Challenge:
Find every line in the records below that holds the word "with", and copy it out.

>> Start

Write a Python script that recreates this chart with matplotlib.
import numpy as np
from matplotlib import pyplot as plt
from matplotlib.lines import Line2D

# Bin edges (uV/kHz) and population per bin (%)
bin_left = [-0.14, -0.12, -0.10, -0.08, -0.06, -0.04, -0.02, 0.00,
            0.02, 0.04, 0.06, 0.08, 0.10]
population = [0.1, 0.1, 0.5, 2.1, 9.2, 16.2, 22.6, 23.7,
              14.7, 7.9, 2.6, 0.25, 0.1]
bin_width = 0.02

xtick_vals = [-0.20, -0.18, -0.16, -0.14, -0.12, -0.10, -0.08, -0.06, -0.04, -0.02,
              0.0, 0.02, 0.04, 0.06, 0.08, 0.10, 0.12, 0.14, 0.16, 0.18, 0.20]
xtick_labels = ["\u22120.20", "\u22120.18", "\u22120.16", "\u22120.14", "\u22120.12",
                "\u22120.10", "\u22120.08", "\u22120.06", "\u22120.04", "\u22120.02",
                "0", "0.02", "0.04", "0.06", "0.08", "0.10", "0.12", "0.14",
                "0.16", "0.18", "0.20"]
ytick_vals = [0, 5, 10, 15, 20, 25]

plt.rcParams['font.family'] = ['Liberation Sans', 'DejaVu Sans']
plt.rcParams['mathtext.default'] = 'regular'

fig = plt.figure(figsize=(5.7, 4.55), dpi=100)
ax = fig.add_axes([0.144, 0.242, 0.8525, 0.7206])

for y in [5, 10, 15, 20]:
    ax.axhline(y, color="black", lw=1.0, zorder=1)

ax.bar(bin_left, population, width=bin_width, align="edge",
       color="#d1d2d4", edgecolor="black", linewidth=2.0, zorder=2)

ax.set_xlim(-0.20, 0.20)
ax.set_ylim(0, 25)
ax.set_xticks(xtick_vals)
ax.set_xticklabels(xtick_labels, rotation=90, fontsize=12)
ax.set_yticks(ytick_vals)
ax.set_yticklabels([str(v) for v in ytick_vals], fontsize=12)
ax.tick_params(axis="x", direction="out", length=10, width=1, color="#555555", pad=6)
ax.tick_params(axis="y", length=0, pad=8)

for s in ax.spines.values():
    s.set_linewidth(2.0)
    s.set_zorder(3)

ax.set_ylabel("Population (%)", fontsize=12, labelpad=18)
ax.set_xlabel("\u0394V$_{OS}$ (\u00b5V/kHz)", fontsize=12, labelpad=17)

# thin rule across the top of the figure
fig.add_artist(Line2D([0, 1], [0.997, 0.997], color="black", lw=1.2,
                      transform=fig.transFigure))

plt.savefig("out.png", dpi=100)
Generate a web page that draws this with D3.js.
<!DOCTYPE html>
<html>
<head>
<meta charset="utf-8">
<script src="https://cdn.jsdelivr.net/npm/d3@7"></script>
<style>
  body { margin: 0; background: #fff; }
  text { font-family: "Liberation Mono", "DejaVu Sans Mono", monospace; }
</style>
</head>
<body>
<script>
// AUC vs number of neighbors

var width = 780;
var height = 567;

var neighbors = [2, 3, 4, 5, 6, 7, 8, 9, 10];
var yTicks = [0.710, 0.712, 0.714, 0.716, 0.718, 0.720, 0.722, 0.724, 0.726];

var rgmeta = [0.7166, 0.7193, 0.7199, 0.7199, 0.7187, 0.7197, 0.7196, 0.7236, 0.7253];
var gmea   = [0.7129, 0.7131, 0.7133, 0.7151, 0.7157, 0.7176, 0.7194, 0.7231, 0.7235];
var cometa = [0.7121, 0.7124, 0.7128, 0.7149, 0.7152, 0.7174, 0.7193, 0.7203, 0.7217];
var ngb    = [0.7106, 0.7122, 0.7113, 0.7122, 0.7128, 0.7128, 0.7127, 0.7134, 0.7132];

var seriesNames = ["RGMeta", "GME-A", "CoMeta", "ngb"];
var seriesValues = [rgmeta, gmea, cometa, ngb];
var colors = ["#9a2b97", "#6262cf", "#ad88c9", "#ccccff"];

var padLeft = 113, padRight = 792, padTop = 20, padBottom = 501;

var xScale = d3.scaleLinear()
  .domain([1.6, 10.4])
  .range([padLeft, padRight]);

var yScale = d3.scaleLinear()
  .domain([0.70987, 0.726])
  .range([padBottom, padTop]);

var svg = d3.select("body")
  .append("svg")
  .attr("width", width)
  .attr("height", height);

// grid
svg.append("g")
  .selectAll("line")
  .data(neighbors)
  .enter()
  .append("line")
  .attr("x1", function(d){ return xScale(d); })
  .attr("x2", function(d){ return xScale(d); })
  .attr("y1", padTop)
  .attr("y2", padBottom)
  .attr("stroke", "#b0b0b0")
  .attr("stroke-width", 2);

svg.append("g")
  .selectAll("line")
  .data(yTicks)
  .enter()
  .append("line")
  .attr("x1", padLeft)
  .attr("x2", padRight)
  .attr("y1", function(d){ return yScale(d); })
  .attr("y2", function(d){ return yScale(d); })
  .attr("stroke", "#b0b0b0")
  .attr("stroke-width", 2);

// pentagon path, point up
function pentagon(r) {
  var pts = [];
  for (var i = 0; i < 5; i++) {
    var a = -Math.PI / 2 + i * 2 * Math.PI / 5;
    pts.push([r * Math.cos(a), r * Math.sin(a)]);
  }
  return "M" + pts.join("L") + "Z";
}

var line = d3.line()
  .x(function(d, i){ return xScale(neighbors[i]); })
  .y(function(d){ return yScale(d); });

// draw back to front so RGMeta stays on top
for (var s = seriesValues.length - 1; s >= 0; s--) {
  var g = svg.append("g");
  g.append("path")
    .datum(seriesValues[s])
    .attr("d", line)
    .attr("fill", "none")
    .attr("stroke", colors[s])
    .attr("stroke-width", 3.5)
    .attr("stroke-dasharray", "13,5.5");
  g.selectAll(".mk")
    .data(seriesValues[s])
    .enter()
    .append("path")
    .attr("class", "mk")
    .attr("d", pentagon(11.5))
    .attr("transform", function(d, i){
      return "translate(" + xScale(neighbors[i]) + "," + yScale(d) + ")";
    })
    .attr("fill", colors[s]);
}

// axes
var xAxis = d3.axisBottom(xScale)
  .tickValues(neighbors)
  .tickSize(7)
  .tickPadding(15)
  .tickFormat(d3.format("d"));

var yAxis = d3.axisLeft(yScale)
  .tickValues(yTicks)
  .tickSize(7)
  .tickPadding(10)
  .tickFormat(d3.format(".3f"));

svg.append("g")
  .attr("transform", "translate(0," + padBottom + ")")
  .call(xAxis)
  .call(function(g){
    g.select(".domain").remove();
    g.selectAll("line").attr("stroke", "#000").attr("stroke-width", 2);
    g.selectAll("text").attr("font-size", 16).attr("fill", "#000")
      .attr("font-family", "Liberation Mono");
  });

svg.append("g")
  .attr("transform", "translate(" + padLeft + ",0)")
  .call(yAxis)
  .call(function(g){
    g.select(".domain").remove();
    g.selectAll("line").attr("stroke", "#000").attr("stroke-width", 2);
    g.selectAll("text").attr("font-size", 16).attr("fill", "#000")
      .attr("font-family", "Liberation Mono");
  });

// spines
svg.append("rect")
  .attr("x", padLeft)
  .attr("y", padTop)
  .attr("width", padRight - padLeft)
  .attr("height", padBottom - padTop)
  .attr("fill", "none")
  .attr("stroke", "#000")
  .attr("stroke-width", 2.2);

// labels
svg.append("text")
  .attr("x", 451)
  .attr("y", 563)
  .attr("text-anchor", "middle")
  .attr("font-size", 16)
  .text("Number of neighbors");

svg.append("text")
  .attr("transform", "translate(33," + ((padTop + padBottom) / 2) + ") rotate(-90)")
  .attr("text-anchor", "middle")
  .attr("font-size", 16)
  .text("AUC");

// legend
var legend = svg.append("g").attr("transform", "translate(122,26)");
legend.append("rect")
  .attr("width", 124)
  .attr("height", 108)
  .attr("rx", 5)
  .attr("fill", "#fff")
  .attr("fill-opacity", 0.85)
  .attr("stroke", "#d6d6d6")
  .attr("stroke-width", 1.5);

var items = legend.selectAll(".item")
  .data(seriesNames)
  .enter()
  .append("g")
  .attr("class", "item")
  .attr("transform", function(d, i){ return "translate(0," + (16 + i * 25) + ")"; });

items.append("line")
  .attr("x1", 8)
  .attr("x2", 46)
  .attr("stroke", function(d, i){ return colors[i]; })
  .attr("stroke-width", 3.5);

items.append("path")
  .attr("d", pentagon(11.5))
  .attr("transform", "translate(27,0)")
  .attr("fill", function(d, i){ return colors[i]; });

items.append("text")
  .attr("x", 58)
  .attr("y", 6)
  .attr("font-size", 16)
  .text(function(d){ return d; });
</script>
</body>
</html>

>> End
>> Start

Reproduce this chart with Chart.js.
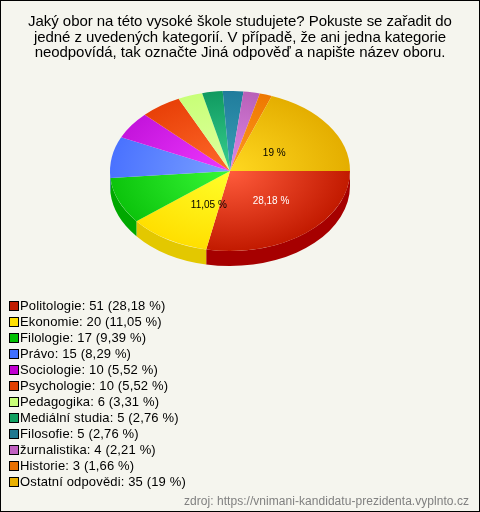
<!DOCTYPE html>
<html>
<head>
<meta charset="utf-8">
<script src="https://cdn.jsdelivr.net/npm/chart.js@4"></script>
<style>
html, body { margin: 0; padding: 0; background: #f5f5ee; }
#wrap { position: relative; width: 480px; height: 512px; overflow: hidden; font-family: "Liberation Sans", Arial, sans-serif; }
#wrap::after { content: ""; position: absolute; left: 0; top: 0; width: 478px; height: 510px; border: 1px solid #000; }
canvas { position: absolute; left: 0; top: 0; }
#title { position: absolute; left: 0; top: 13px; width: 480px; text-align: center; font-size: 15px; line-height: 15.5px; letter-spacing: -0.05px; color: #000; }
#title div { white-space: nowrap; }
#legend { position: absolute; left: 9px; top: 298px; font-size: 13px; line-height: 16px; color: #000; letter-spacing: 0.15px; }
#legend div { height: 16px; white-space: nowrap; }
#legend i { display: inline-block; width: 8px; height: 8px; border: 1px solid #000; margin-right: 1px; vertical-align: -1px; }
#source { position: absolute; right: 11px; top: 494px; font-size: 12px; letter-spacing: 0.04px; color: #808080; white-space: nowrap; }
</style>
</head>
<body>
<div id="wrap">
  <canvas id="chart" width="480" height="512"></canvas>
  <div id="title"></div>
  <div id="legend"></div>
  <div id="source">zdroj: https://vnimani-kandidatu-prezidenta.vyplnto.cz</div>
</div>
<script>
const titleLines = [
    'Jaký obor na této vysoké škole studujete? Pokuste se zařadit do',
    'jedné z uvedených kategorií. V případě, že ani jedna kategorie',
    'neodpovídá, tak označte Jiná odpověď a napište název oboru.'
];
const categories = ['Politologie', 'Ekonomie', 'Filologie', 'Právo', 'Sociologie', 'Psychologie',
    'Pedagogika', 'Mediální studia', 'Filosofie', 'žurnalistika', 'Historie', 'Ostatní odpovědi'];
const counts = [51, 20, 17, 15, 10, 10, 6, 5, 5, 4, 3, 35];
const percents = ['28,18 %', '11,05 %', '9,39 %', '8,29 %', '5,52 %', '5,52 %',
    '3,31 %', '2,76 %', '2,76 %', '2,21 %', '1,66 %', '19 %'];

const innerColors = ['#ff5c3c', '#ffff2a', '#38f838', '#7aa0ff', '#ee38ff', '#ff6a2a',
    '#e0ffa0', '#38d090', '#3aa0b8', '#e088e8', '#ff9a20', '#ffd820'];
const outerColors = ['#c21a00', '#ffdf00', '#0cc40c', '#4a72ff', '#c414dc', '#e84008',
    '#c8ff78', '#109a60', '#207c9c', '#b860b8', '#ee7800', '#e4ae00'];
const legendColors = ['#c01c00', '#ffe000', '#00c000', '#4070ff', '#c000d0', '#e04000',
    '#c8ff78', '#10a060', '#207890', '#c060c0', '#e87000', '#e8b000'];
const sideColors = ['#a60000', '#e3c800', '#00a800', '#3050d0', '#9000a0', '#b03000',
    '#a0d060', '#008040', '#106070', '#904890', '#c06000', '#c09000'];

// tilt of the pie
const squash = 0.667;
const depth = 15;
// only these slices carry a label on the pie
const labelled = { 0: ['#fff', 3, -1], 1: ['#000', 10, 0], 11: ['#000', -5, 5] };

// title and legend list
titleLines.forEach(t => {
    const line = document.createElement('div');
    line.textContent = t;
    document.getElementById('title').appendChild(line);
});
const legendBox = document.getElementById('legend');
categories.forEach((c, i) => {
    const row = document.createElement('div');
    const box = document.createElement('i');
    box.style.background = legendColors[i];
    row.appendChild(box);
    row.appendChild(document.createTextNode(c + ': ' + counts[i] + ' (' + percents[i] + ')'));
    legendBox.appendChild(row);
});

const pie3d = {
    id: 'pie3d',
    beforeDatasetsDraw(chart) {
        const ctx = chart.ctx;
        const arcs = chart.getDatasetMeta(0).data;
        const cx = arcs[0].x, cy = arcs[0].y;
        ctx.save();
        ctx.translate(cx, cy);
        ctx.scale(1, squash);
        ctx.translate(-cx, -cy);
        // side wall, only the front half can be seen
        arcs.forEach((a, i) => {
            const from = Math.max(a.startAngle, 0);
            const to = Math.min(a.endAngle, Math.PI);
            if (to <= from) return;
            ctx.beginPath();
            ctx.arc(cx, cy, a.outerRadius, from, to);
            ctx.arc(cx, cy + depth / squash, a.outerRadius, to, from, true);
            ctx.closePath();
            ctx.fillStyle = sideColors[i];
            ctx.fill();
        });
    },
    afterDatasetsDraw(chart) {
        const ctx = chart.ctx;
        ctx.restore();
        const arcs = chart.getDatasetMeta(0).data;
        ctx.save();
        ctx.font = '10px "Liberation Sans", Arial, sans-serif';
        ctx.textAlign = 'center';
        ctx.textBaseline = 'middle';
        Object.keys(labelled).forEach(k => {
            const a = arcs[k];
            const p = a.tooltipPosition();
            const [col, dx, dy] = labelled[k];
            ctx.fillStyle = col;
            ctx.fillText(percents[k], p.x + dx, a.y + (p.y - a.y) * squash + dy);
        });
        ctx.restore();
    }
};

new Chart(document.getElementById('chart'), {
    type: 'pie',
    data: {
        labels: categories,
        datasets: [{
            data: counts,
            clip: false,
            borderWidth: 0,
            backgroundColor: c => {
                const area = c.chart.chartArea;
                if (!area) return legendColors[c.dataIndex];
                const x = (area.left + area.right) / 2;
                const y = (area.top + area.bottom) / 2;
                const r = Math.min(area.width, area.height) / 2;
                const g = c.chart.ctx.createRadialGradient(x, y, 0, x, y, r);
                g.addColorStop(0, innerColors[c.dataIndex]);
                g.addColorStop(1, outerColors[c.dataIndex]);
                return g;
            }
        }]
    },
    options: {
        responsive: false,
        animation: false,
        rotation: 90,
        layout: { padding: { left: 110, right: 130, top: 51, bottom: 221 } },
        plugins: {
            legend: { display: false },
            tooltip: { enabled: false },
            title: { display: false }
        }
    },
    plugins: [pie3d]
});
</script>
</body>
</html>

>> End
>> Start

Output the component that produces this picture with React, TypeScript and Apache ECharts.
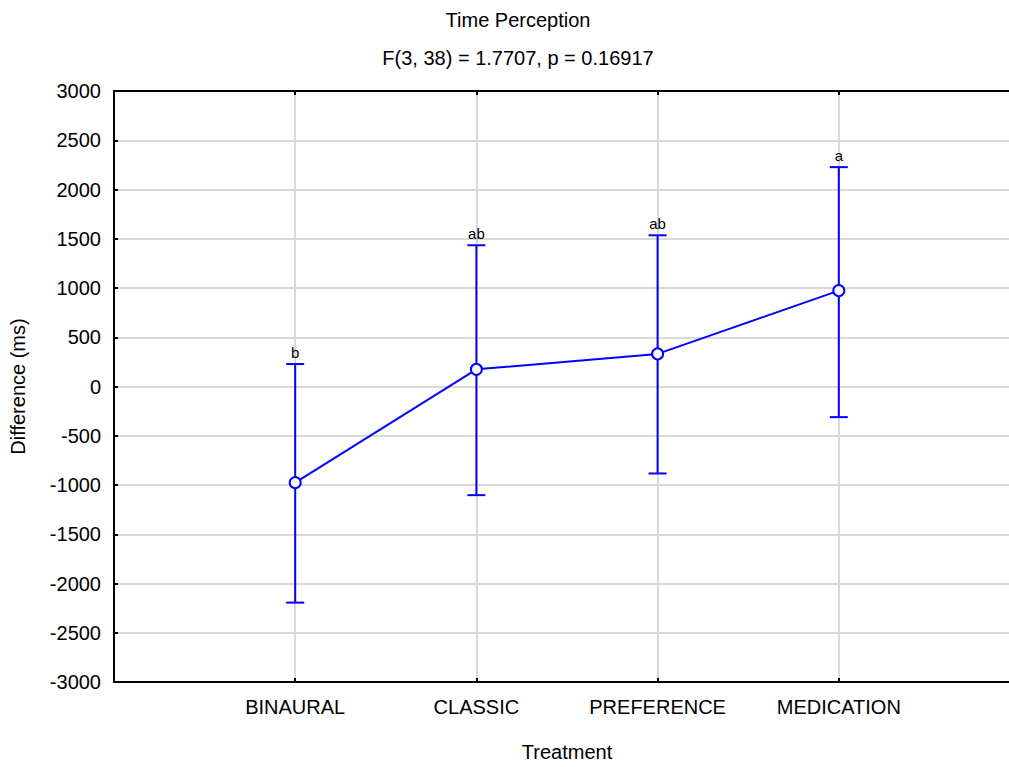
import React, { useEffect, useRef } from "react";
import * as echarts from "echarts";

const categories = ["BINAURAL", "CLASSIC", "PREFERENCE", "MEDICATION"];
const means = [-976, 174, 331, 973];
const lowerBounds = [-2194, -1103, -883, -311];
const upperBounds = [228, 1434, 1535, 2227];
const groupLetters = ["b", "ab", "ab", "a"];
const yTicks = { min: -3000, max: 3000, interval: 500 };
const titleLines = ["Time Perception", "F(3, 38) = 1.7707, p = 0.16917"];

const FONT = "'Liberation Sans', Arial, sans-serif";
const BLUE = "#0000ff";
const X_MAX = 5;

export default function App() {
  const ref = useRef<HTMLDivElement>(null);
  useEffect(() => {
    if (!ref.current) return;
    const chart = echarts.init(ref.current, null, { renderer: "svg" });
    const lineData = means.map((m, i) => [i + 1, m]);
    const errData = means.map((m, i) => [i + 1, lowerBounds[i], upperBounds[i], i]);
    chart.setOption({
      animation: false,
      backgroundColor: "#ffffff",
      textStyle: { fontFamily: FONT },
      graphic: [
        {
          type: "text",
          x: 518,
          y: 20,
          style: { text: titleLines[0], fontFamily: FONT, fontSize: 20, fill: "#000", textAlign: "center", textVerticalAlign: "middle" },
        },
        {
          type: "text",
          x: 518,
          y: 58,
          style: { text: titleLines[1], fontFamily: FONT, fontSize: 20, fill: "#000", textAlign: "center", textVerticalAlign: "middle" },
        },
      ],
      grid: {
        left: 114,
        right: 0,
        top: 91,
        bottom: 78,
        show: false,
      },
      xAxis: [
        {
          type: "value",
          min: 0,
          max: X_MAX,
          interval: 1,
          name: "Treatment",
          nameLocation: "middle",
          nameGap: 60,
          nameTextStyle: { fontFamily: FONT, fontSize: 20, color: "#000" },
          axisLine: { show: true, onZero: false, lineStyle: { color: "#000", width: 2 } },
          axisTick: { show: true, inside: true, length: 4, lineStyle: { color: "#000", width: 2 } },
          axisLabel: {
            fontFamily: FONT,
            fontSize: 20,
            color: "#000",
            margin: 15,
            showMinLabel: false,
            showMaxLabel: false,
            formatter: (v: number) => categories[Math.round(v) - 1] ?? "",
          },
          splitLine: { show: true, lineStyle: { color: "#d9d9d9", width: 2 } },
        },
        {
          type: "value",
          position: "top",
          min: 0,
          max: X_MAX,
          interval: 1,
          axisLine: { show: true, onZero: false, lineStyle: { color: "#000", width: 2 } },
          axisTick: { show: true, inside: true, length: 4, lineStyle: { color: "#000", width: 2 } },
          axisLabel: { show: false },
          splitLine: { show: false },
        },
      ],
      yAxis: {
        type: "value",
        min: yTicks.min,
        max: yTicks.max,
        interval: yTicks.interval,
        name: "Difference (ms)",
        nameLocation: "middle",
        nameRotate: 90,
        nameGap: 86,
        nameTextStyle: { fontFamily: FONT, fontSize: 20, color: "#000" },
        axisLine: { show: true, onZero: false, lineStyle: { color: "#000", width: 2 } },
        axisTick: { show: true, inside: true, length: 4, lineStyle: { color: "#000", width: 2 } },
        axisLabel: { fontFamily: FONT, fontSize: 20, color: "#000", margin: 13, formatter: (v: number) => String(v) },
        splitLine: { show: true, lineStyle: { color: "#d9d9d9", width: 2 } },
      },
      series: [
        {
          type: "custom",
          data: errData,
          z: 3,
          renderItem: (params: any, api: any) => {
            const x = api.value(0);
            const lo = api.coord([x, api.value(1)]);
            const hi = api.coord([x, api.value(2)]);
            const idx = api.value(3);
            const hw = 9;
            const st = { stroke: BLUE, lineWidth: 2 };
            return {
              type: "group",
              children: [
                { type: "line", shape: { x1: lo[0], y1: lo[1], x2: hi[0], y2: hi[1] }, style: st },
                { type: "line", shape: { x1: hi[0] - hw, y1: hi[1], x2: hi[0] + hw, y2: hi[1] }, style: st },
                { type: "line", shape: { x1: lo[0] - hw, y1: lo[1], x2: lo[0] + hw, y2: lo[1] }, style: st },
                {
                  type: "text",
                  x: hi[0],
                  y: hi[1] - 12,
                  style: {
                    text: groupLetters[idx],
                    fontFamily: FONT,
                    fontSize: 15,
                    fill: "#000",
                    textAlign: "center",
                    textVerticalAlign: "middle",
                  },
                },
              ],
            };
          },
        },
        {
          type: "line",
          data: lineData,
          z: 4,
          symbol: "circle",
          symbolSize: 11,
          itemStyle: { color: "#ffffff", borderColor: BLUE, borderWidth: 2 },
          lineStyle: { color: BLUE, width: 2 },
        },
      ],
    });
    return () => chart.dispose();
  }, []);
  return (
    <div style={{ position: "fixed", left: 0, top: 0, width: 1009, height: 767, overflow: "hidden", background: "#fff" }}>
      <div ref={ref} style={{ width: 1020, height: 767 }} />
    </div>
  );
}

>> End

Correct response:
Write a Python script that recreates this chart with matplotlib.
Generate a web page that draws this with D3.js.
Reproduce this chart with Chart.js.
Output the component that produces this picture with React, TypeScript and Apache ECharts.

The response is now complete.